What the exercise asks
Search the records for the word "this" and pick out every line that has it.

━━━ Data provided

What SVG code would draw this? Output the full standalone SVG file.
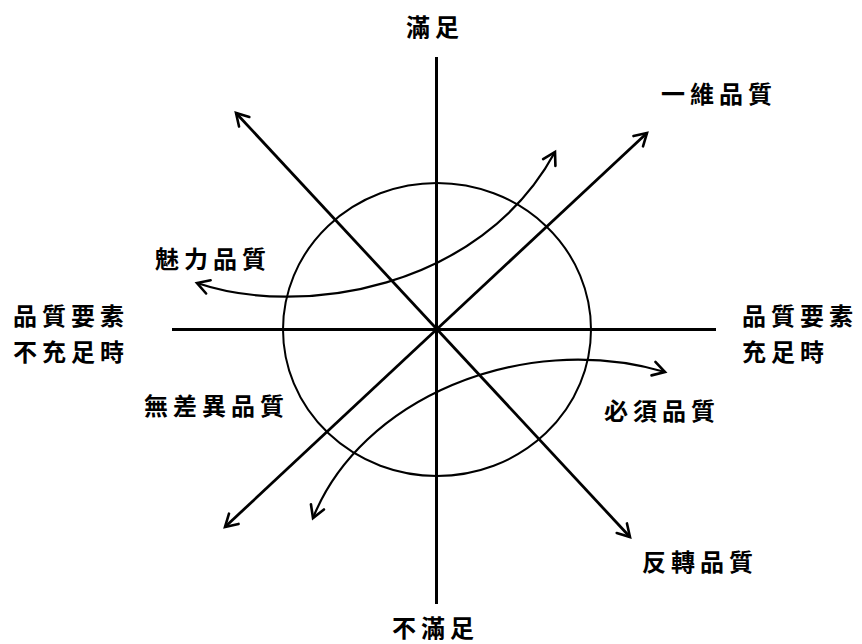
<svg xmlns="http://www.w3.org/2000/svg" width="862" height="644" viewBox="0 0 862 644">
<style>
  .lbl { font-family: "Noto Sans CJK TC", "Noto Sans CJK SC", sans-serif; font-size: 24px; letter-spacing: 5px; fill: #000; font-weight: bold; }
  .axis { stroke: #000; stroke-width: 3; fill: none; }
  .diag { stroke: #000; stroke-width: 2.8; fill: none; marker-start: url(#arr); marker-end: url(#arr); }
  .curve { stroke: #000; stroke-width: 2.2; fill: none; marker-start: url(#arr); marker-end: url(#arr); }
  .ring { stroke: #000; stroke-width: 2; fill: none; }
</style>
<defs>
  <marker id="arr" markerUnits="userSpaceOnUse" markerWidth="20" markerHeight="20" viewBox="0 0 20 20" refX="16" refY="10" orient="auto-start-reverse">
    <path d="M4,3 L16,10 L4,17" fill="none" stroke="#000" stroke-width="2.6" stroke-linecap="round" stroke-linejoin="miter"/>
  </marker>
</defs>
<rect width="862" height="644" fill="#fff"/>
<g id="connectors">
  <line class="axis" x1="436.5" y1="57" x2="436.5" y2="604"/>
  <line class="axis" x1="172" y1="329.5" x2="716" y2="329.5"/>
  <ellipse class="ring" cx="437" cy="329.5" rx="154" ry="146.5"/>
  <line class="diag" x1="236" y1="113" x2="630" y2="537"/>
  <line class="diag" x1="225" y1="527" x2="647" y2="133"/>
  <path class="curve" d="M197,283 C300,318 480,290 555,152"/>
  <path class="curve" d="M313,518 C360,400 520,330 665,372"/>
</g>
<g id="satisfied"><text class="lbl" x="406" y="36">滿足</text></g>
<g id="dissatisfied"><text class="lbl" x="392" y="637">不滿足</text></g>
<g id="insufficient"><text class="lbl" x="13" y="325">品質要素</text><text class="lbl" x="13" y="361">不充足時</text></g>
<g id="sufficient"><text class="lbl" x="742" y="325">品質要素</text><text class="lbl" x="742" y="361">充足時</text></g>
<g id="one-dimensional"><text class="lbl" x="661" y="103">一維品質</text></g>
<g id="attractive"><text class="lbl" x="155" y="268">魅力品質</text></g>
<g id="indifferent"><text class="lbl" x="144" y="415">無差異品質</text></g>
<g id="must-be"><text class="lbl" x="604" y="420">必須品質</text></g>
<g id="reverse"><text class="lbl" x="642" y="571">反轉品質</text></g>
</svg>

━━━━━━
━━━ Data provided

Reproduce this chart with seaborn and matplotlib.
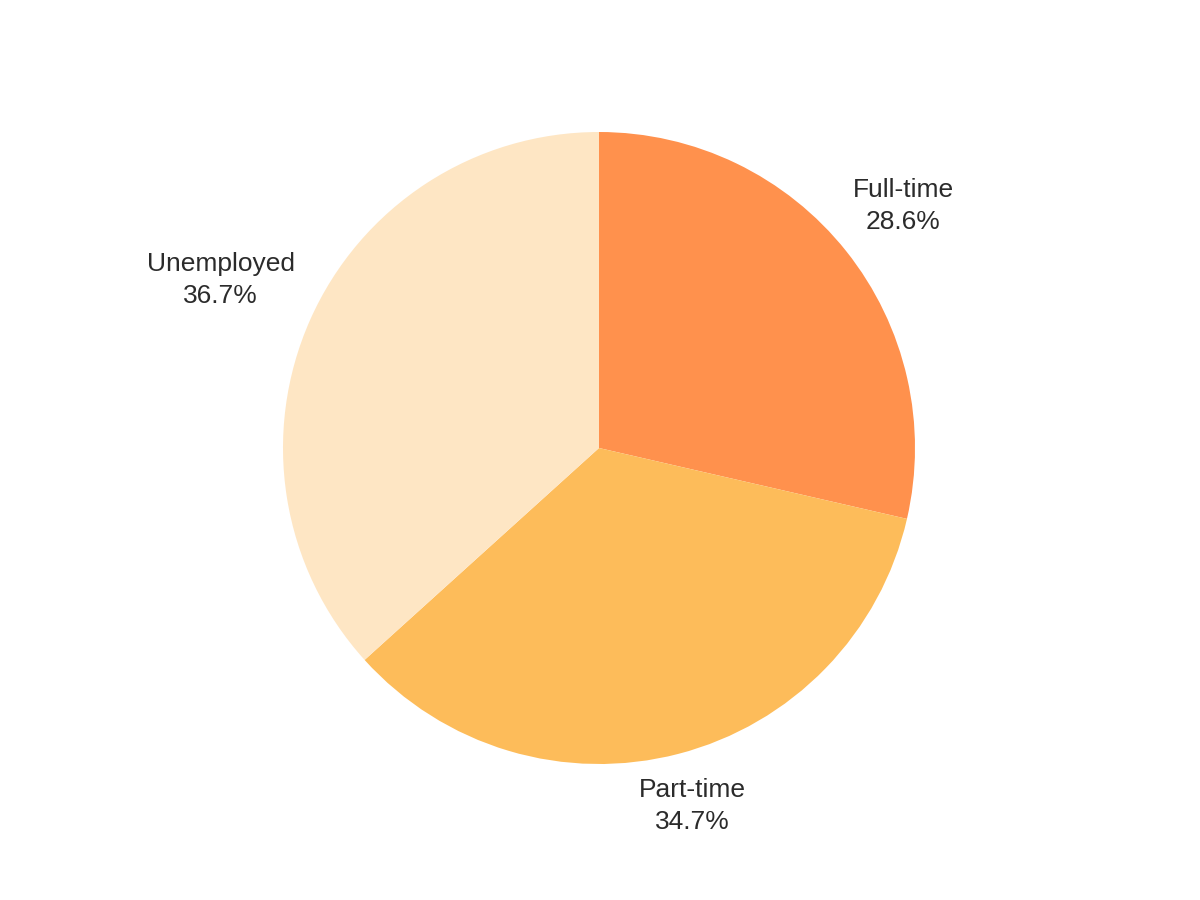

━━━━━━

The completed task
What SVG code would draw this? Output the full standalone SVG file.
Reproduce this chart with seaborn and matplotlib.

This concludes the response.